DIRECTION: Copy out the whole listing exactly as written, leaving the pictures behind.

DATA:
-------

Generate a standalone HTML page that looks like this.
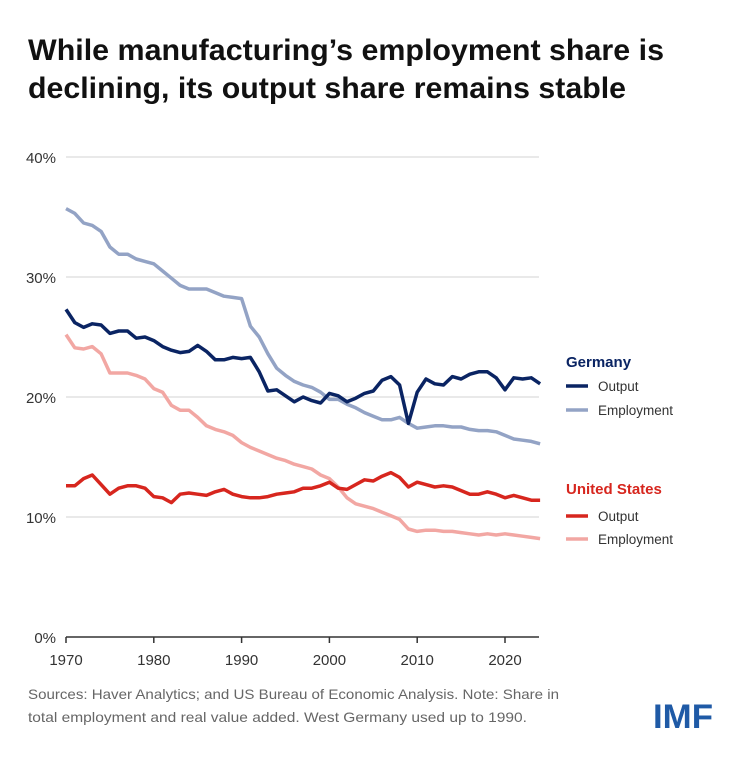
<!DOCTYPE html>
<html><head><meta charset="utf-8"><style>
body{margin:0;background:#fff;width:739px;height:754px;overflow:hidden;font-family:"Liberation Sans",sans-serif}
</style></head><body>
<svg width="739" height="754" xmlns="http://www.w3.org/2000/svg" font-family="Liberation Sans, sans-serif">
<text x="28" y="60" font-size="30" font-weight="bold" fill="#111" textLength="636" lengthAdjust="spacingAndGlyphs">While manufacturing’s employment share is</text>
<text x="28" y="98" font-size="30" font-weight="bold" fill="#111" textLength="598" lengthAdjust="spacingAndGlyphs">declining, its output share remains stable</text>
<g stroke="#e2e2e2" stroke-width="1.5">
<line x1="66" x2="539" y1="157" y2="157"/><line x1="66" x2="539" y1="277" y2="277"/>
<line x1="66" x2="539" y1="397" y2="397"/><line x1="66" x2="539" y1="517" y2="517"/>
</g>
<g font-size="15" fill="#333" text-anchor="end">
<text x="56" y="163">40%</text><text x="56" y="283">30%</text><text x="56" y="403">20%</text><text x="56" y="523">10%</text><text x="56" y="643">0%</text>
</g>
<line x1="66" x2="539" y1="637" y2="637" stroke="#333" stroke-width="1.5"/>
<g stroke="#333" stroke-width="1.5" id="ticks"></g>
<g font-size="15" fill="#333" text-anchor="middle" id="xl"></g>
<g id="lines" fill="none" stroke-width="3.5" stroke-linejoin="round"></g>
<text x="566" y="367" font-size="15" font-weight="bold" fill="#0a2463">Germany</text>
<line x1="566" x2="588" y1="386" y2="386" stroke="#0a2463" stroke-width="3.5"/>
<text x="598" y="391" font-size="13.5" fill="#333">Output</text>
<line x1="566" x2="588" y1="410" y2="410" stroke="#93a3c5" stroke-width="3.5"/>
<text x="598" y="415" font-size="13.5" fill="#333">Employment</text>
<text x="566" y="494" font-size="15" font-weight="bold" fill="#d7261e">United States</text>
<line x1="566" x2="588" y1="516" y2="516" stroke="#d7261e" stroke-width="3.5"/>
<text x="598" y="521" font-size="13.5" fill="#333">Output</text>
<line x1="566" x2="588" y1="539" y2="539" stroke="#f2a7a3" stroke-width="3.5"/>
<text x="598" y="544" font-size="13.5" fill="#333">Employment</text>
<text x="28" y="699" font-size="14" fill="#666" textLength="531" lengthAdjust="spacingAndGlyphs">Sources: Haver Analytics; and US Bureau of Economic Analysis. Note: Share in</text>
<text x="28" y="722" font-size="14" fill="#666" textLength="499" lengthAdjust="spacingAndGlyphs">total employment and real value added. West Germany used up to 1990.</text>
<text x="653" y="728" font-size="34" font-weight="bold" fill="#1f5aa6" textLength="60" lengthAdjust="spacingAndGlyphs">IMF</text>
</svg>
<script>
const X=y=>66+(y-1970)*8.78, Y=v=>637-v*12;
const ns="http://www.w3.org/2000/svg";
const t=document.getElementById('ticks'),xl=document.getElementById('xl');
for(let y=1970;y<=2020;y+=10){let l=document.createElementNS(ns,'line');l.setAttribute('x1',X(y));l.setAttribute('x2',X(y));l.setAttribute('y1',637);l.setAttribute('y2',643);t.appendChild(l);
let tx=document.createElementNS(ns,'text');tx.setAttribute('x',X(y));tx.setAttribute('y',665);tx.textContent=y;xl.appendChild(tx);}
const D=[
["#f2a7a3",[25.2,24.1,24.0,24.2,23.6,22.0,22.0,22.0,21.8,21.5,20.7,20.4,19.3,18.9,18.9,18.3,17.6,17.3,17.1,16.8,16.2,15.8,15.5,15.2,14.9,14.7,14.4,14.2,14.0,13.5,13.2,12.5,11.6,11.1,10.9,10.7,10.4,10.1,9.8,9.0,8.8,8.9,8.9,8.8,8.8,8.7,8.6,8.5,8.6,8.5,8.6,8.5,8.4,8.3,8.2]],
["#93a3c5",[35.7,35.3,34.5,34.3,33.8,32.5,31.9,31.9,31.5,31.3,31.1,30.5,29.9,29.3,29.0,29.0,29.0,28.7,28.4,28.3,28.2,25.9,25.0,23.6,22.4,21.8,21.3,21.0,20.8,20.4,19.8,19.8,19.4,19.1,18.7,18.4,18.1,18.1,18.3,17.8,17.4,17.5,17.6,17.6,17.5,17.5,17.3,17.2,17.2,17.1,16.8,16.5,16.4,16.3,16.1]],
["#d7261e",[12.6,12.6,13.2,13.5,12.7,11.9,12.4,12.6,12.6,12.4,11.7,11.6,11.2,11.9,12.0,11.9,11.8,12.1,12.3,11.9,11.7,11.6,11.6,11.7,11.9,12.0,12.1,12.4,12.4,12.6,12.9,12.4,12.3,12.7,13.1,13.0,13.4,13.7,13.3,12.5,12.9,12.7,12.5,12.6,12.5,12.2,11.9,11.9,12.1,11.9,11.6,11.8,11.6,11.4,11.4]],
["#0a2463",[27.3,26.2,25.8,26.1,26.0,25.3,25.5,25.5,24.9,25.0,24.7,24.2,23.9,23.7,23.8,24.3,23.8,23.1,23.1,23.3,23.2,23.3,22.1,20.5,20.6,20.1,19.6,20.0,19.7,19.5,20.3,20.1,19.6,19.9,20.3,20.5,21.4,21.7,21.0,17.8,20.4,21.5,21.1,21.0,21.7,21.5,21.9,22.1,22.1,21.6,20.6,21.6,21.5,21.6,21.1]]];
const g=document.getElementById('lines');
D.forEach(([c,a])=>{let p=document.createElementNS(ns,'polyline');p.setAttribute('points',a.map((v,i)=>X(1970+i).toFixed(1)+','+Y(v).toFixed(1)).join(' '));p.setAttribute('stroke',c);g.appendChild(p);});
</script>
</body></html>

-------

RESULT:
Generate a standalone HTML page that looks like this.
<!DOCTYPE html>
<html><head><meta charset="utf-8"><style>
body{margin:0;background:#fff;width:739px;height:754px;overflow:hidden;font-family:"Liberation Sans",sans-serif}
</style></head><body>
<svg width="739" height="754" xmlns="http://www.w3.org/2000/svg" font-family="Liberation Sans, sans-serif">
<text x="28" y="60" font-size="30" font-weight="bold" fill="#111" textLength="636" lengthAdjust="spacingAndGlyphs">While manufacturing’s employment share is</text>
<text x="28" y="98" font-size="30" font-weight="bold" fill="#111" textLength="598" lengthAdjust="spacingAndGlyphs">declining, its output share remains stable</text>
<g stroke="#e2e2e2" stroke-width="1.5">
<line x1="66" x2="539" y1="157" y2="157"/><line x1="66" x2="539" y1="277" y2="277"/>
<line x1="66" x2="539" y1="397" y2="397"/><line x1="66" x2="539" y1="517" y2="517"/>
</g>
<g font-size="15" fill="#333" text-anchor="end">
<text x="56" y="163">40%</text><text x="56" y="283">30%</text><text x="56" y="403">20%</text><text x="56" y="523">10%</text><text x="56" y="643">0%</text>
</g>
<line x1="66" x2="539" y1="637" y2="637" stroke="#333" stroke-width="1.5"/>
<g stroke="#333" stroke-width="1.5" id="ticks"></g>
<g font-size="15" fill="#333" text-anchor="middle" id="xl"></g>
<g id="lines" fill="none" stroke-width="3.5" stroke-linejoin="round"></g>
<text x="566" y="367" font-size="15" font-weight="bold" fill="#0a2463">Germany</text>
<line x1="566" x2="588" y1="386" y2="386" stroke="#0a2463" stroke-width="3.5"/>
<text x="598" y="391" font-size="13.5" fill="#333">Output</text>
<line x1="566" x2="588" y1="410" y2="410" stroke="#93a3c5" stroke-width="3.5"/>
<text x="598" y="415" font-size="13.5" fill="#333">Employment</text>
<text x="566" y="494" font-size="15" font-weight="bold" fill="#d7261e">United States</text>
<line x1="566" x2="588" y1="516" y2="516" stroke="#d7261e" stroke-width="3.5"/>
<text x="598" y="521" font-size="13.5" fill="#333">Output</text>
<line x1="566" x2="588" y1="539" y2="539" stroke="#f2a7a3" stroke-width="3.5"/>
<text x="598" y="544" font-size="13.5" fill="#333">Employment</text>
<text x="28" y="699" font-size="14" fill="#666" textLength="531" lengthAdjust="spacingAndGlyphs">Sources: Haver Analytics; and US Bureau of Economic Analysis. Note: Share in</text>
<text x="28" y="722" font-size="14" fill="#666" textLength="499" lengthAdjust="spacingAndGlyphs">total employment and real value added. West Germany used up to 1990.</text>
<text x="653" y="728" font-size="34" font-weight="bold" fill="#1f5aa6" textLength="60" lengthAdjust="spacingAndGlyphs">IMF</text>
</svg>
<script>
const X=y=>66+(y-1970)*8.78, Y=v=>637-v*12;
const ns="http://www.w3.org/2000/svg";
const t=document.getElementById('ticks'),xl=document.getElementById('xl');
for(let y=1970;y<=2020;y+=10){let l=document.createElementNS(ns,'line');l.setAttribute('x1',X(y));l.setAttribute('x2',X(y));l.setAttribute('y1',637);l.setAttribute('y2',643);t.appendChild(l);
let tx=document.createElementNS(ns,'text');tx.setAttribute('x',X(y));tx.setAttribute('y',665);tx.textContent=y;xl.appendChild(tx);}
const D=[
["#f2a7a3",[25.2,24.1,24.0,24.2,23.6,22.0,22.0,22.0,21.8,21.5,20.7,20.4,19.3,18.9,18.9,18.3,17.6,17.3,17.1,16.8,16.2,15.8,15.5,15.2,14.9,14.7,14.4,14.2,14.0,13.5,13.2,12.5,11.6,11.1,10.9,10.7,10.4,10.1,9.8,9.0,8.8,8.9,8.9,8.8,8.8,8.7,8.6,8.5,8.6,8.5,8.6,8.5,8.4,8.3,8.2]],
["#93a3c5",[35.7,35.3,34.5,34.3,33.8,32.5,31.9,31.9,31.5,31.3,31.1,30.5,29.9,29.3,29.0,29.0,29.0,28.7,28.4,28.3,28.2,25.9,25.0,23.6,22.4,21.8,21.3,21.0,20.8,20.4,19.8,19.8,19.4,19.1,18.7,18.4,18.1,18.1,18.3,17.8,17.4,17.5,17.6,17.6,17.5,17.5,17.3,17.2,17.2,17.1,16.8,16.5,16.4,16.3,16.1]],
["#d7261e",[12.6,12.6,13.2,13.5,12.7,11.9,12.4,12.6,12.6,12.4,11.7,11.6,11.2,11.9,12.0,11.9,11.8,12.1,12.3,11.9,11.7,11.6,11.6,11.7,11.9,12.0,12.1,12.4,12.4,12.6,12.9,12.4,12.3,12.7,13.1,13.0,13.4,13.7,13.3,12.5,12.9,12.7,12.5,12.6,12.5,12.2,11.9,11.9,12.1,11.9,11.6,11.8,11.6,11.4,11.4]],
["#0a2463",[27.3,26.2,25.8,26.1,26.0,25.3,25.5,25.5,24.9,25.0,24.7,24.2,23.9,23.7,23.8,24.3,23.8,23.1,23.1,23.3,23.2,23.3,22.1,20.5,20.6,20.1,19.6,20.0,19.7,19.5,20.3,20.1,19.6,19.9,20.3,20.5,21.4,21.7,21.0,17.8,20.4,21.5,21.1,21.0,21.7,21.5,21.9,22.1,22.1,21.6,20.6,21.6,21.5,21.6,21.1]]];
const g=document.getElementById('lines');
D.forEach(([c,a])=>{let p=document.createElementNS(ns,'polyline');p.setAttribute('points',a.map((v,i)=>X(1970+i).toFixed(1)+','+Y(v).toFixed(1)).join(' '));p.setAttribute('stroke',c);g.appendChild(p);});
</script>
</body></html>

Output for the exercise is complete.